Judge: Douglas W. Stern, Case: 19STCV40930, Date: 2023-02-14 Tentative Ruling



Case Number: 19STCV40930    Hearing Date: February 14, 2023    Dept: 68

The Arroyo Homes Owners Associations vs. Humberto D. Todaro, et al., Case No. 19STCV40930

Moving Party: Ashley Simpson (Defendant)

Responding Party: The Arroyo Homes Owners Association (Defendant)

BACKGROUND

            This case was filed on November 13, 2019. On June 13, 2022, this Court sustained Plaintiff’s demurrer to Defendant’s answer with Leave to Amend. Defendant was given twenty days leave to amend. Defendant failed to file an amended answer by July 5, 2022. Therefore, Defendant’s default was entered on November 23, 2022.

            Apparently not understanding the consequences of being in default, on January 19, 2023, Defendant Ashley Simpson filed a motion with the Court to invalidate the HOA lien. For the reasons discussed below, the Court will not consider this motion.

LEGAL STANDARD AND ANALYSIS

             Entry of a defendant’s default instantaneously cuts off his right to appear in an action. Defendant is considered “out of court” and has no right to participate in the proceedings until either (a) his default is set aside or (b) a default judgment is entered (which is appealable). (Devlin v. Kearny Mesa AMC/Jeep/Renault, Inc. (1984) 155 Cal.App.3d 381, 385-386.)

For example, a defaulting defendant has no right to take depositions of plaintiff’s witnesses, or to appear in court at the “prove up” hearing in an attempt to block entry of a default judgment. (Id. at 385-386.)

Entry of default deprives the court of jurisdiction to consider any motion other than a motion for relief from default. (W.A. Rose Co. v. Mun.Ct. (FitzSimmons) (2005) 176 Cal.App.2d 67.)

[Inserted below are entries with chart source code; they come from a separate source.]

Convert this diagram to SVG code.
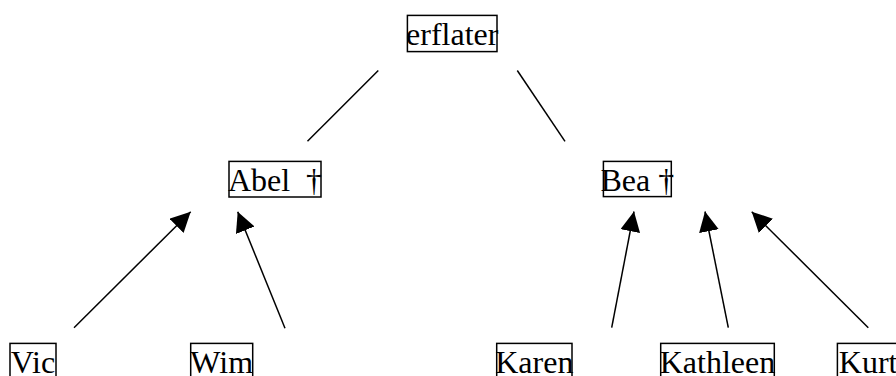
<svg xmlns="http://www.w3.org/2000/svg" width="896" height="376" viewBox="0 0 896 376">
  <style>
    .box { fill: #ffffff; stroke: #000000; stroke-width: 1.5; }
    .lbl { font-family: "Liberation Serif", "Times New Roman", serif; font-size: 32px; fill: #000000; text-anchor: middle; white-space: pre; }
    .edge { stroke: #000000; stroke-width: 1.5; fill: none; }
    .arrow { marker-end: url(#head); }
  </style>
  <defs>
    <marker id="head" markerUnits="userSpaceOnUse" markerWidth="20" markerHeight="20" refX="20" refY="10" orient="auto" viewBox="0 0 20 20">
      <path d="M0,0 L20,10 L0,20 Z" fill="#000000"/>
    </marker>
  </defs>
  <rect width="896" height="376" fill="#ffffff"/>

  <g id="connectors">
    <line class="edge" x1="378.3" y1="70.5" x2="307.5" y2="141.3"/>
    <line class="edge" x1="517.3" y1="70.5" x2="565" y2="141.3"/>
    <line class="edge arrow" x1="74" y1="327.7" x2="190.7" y2="211.7"/>
    <line class="edge arrow" x1="285" y1="328.3" x2="237.7" y2="211.7"/>
    <line class="edge arrow" x1="611.7" y1="327.7" x2="634" y2="211.5"/>
    <line class="edge arrow" x1="728.3" y1="327.7" x2="705" y2="211.5"/>
    <line class="edge arrow" x1="868.3" y1="327.7" x2="751.7" y2="211.7"/>
  </g>

  <g id="node-erflater">
    <rect class="box" x="407.4" y="15.4" width="89.6" height="36.2"/>
    <text class="lbl" x="452.2" y="44.6">erflater</text>
  </g>
  <g id="node-abel">
    <rect class="box" x="229" y="161.4" width="92" height="35.6"/>
    <text class="lbl" x="275" y="190.5" xml:space="preserve">Abel  †</text>
  </g>
  <g id="node-bea">
    <rect class="box" x="603.4" y="161.4" width="67.9" height="35.2"/>
    <text class="lbl" x="637.4" y="190.5">Bea †</text>
  </g>
  <g id="node-vic">
    <rect class="box" x="10" y="343.4" width="46" height="35.6"/>
    <text class="lbl" x="33" y="372.5">Vic</text>
  </g>
  <g id="node-wim">
    <rect class="box" x="190.7" y="343.4" width="62" height="35.6"/>
    <text class="lbl" x="221.7" y="372.5">Wim</text>
  </g>
  <g id="node-karen">
    <rect class="box" x="496.7" y="343.4" width="75.3" height="35.6"/>
    <text class="lbl" x="534.3" y="372.5">Karen</text>
  </g>
  <g id="node-kathleen">
    <rect class="box" x="660.7" y="343.4" width="113.6" height="35.6"/>
    <text class="lbl" x="717.5" y="372.5">Kathleen</text>
  </g>
  <g id="node-kurt">
    <rect class="box" x="837.4" y="343.4" width="70" height="35.6"/>
    <text class="lbl" x="838.8" y="372.5" style="text-anchor:start">Kurt</text>
  </g>
</svg>
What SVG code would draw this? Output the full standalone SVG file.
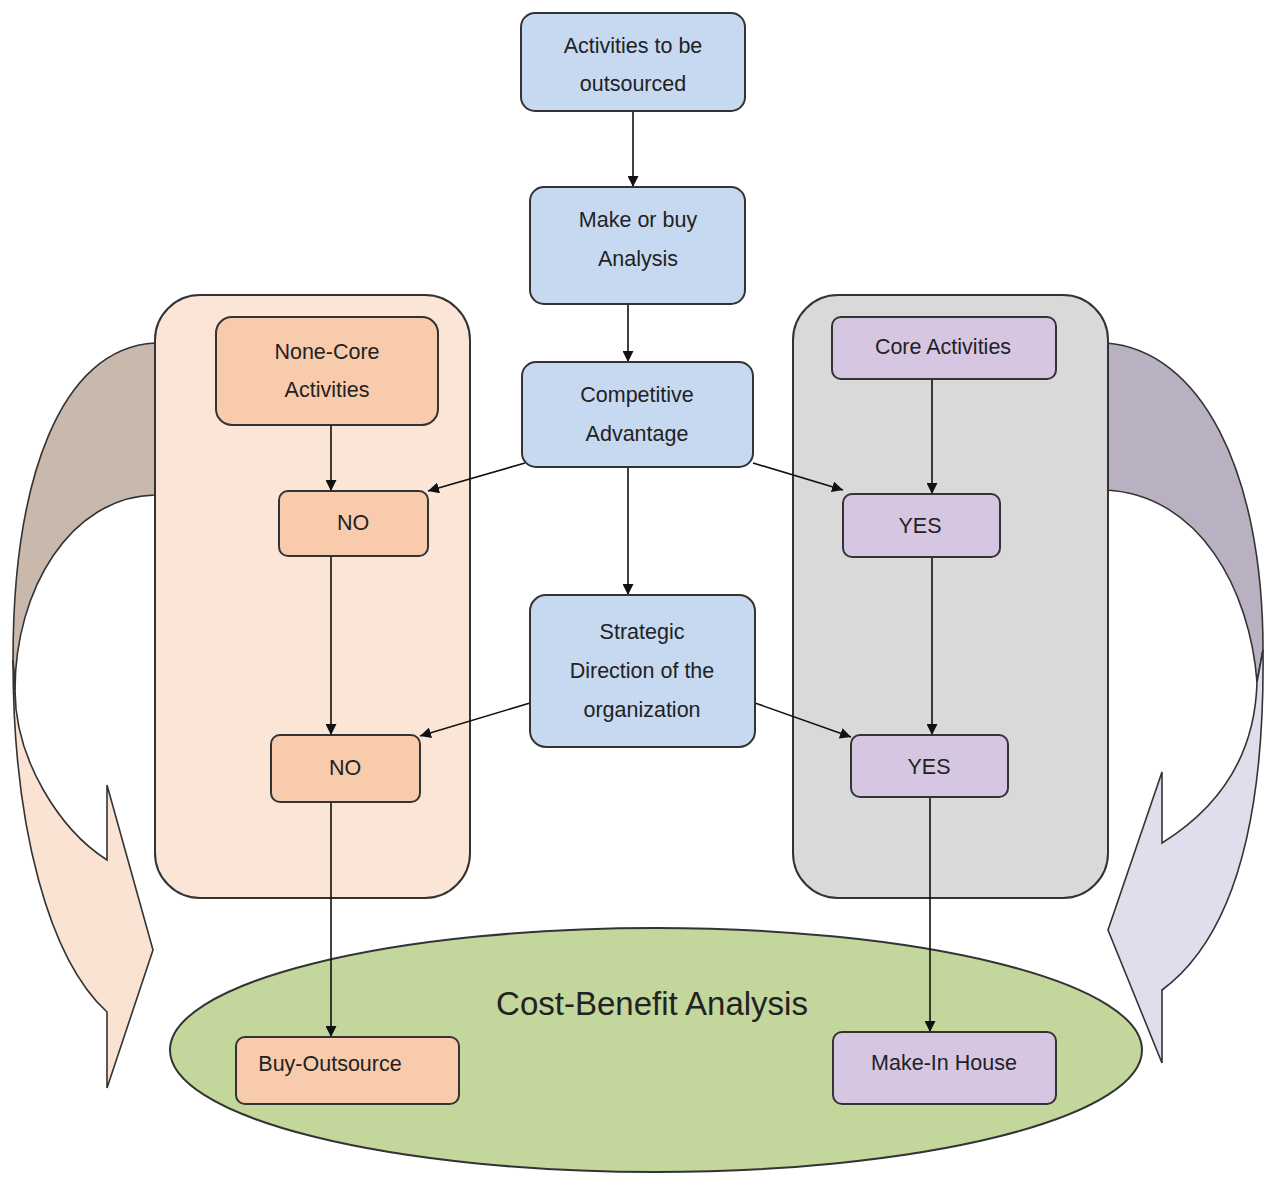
<svg xmlns="http://www.w3.org/2000/svg" width="1269" height="1203" viewBox="0 0 1269 1203">
<style>
text{font-family:"Liberation Sans",Arial,sans-serif;font-size:21.5px;fill:#222;text-anchor:middle}
.ol{stroke:#333;stroke-width:1.6}
.blue{fill:#c6d9f0;stroke:#333;stroke-width:2}
.peach{fill:#f8cbad;stroke:#333;stroke-width:2}
.purple{fill:#d6c6e2;stroke:#333;stroke-width:2}
.con{stroke:#111;stroke-width:1.6;fill:none;marker-end:url(#ah)}
</style>
<defs>
<marker id="ah" viewBox="0 0 10 10" refX="10" refY="5" markerWidth="11" markerHeight="11" markerUnits="userSpaceOnUse" orient="auto">
<path d="M0,0 L10,5 L0,10 Z" fill="#111"/>
</marker>
</defs>
<rect width="1269" height="1203" fill="#fff"/>
<g id="curved-arrow-left">
<path class="ol" fill="#c9b8ac" d="M155,343 C60,348 13,480 13,660 L15,690 C15,590 70,497 155,495 Z"/>
<path class="ol" fill="#fbe3d3" d="M13,660 C13,830 50,960 107,1012 L107,1088 L153,950 L107,785 L107,860 C60,830 15,760 15,690 Z"/>
</g>
<g id="curved-arrow-right">
<path class="ol" fill="#b9b1c1" d="M1106,343 C1200,350 1263,470 1263,650 L1257,682 C1250,590 1200,495 1106,490 Z"/>
<path class="ol" fill="#e1ddec" d="M1263,650 C1265,830 1230,940 1162,990 L1162,1063 L1108,930 L1162,772 L1162,843 C1215,810 1255,760 1257,682 Z"/>
</g>
<g id="panel-left"><rect x="155" y="295" width="315" height="603" rx="45" fill="#fbe5d6" stroke="#333" stroke-width="2"/></g>
<g id="panel-right"><rect x="793" y="295" width="315" height="603" rx="45" fill="#d9d9d9" stroke="#333" stroke-width="2"/></g>
<g id="cost-benefit">
<ellipse cx="656" cy="1050" rx="486" ry="122" fill="#c3d69b" stroke="#333" stroke-width="2"/>
<text x="652" y="1015" style="font-size:33px">Cost-Benefit Analysis</text>
</g>
<g id="connectors">
<line class="con" x1="633" y1="111" x2="633" y2="187"/>
<line class="con" x1="628" y1="304" x2="628" y2="362"/>
<line class="con" x1="628" y1="467" x2="628" y2="595"/>
<line class="con" x1="525" y1="463" x2="428" y2="491"/>
<line class="con" x1="753" y1="463" x2="843" y2="490"/>
<line class="con" x1="530" y1="703" x2="420" y2="736"/>
<line class="con" x1="755" y1="703" x2="851" y2="737"/>
<line class="con" x1="331" y1="425" x2="331" y2="491"/>
<line class="con" x1="331" y1="556" x2="331" y2="735"/>
<line class="con" x1="331" y1="802" x2="331" y2="1037"/>
<line class="con" x1="932" y1="379" x2="932" y2="494"/>
<line class="con" x1="932" y1="557" x2="932" y2="735"/>
<line class="con" x1="930" y1="797" x2="930" y2="1032"/>
</g>
<g id="n-activities"><rect class="blue" x="521" y="13" width="224" height="98" rx="14"/><text x="633" y="53">Activities to be</text><text x="633" y="91">outsourced</text></g>
<g id="n-makebuy"><rect class="blue" x="530" y="187" width="215" height="117" rx="14"/><text x="638" y="227">Make or buy</text><text x="638" y="266">Analysis</text></g>
<g id="n-competitive"><rect class="blue" x="522" y="362" width="231" height="105" rx="14"/><text x="637" y="402">Competitive</text><text x="637" y="441">Advantage</text></g>
<g id="n-strategic"><rect class="blue" x="530" y="595" width="225" height="152" rx="16"/><text x="642" y="639">Strategic</text><text x="642" y="678">Direction of the</text><text x="642" y="717">organization</text></g>
<g id="n-noncore"><rect class="peach" x="216" y="317" width="222" height="108" rx="16"/><text x="327" y="359">None-Core</text><text x="327" y="397">Activities</text></g>
<g id="n-no1"><rect class="peach" x="279" y="491" width="149" height="65" rx="9"/><text x="353" y="530">NO</text></g>
<g id="n-no2"><rect class="peach" x="271" y="735" width="149" height="67" rx="9"/><text x="345" y="775">NO</text></g>
<g id="n-buy"><rect class="peach" x="236" y="1037" width="223" height="67" rx="9"/><text x="330" y="1071">Buy-Outsource</text></g>
<g id="n-core"><rect class="purple" x="832" y="317" width="224" height="62" rx="9"/><text x="943" y="354">Core Activities</text></g>
<g id="n-yes1"><rect class="purple" x="843" y="494" width="157" height="63" rx="9"/><text x="920" y="533">YES</text></g>
<g id="n-yes2"><rect class="purple" x="851" y="735" width="157" height="62" rx="9"/><text x="929" y="774">YES</text></g>
<g id="n-make"><rect class="purple" x="833" y="1032" width="223" height="72" rx="9"/><text x="944" y="1070">Make-In House</text></g>
</svg>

“The entry of a defendant’s default cuts off the defendant’s right to file pleadings and motions (other than a motion to set aside default under § 473), and it also cuts off the defendant’s right to notices and the service of pleadings or papers. (Steven M. Garber & Associates v. Eskandarian (2007) 150 Cal.App.4th 813, 823–824, 59 Cal.Rptr.3d 1; Sporn v. Home Depot USA, Inc. (2005) 126 Cal.App.4th 1294, 1301, 24 Cal.Rptr.3d 780.) Moreover, the trial court, in connection with rendering a default judgment, will treat the well-pled allegations of the complaint as admitted by the defaulting defendant, and therefore the plaintiff is not required to provide evidence as to such issues. (Kim v. Westmoore Partners, Inc. (2011) 201 Cal.App.4th 267, 281, 133 Cal.Rptr.3d 774.) Finally, the defaulting defendant is not entitled to advance any contentions on the merits, or to participate at all in the default proceedings. (Steven M. Garber & Associates v. Eskandarian, supra, at pp. 823–824, 59 Cal.Rptr.3d 1.)”  Bailey v. Citibank, N.A. (2021) 66 Cal.App.5th 335, 347 [280 Cal.Rptr.3d 546, 555, 66 Cal.App.5th 335, 347]

In this case, Defendant’s default was entered on November 23, 2022. The default has not been set aside. Because default was entered, Defendant cannot now appear in this action. Therefore, Defendant’s Motion to Invalidate the HOA Lien is invalid.

The Court shall not consider Defendant’s motion to invalidate the HOA lien, as it is not a proper motion at this stage in the proceedings.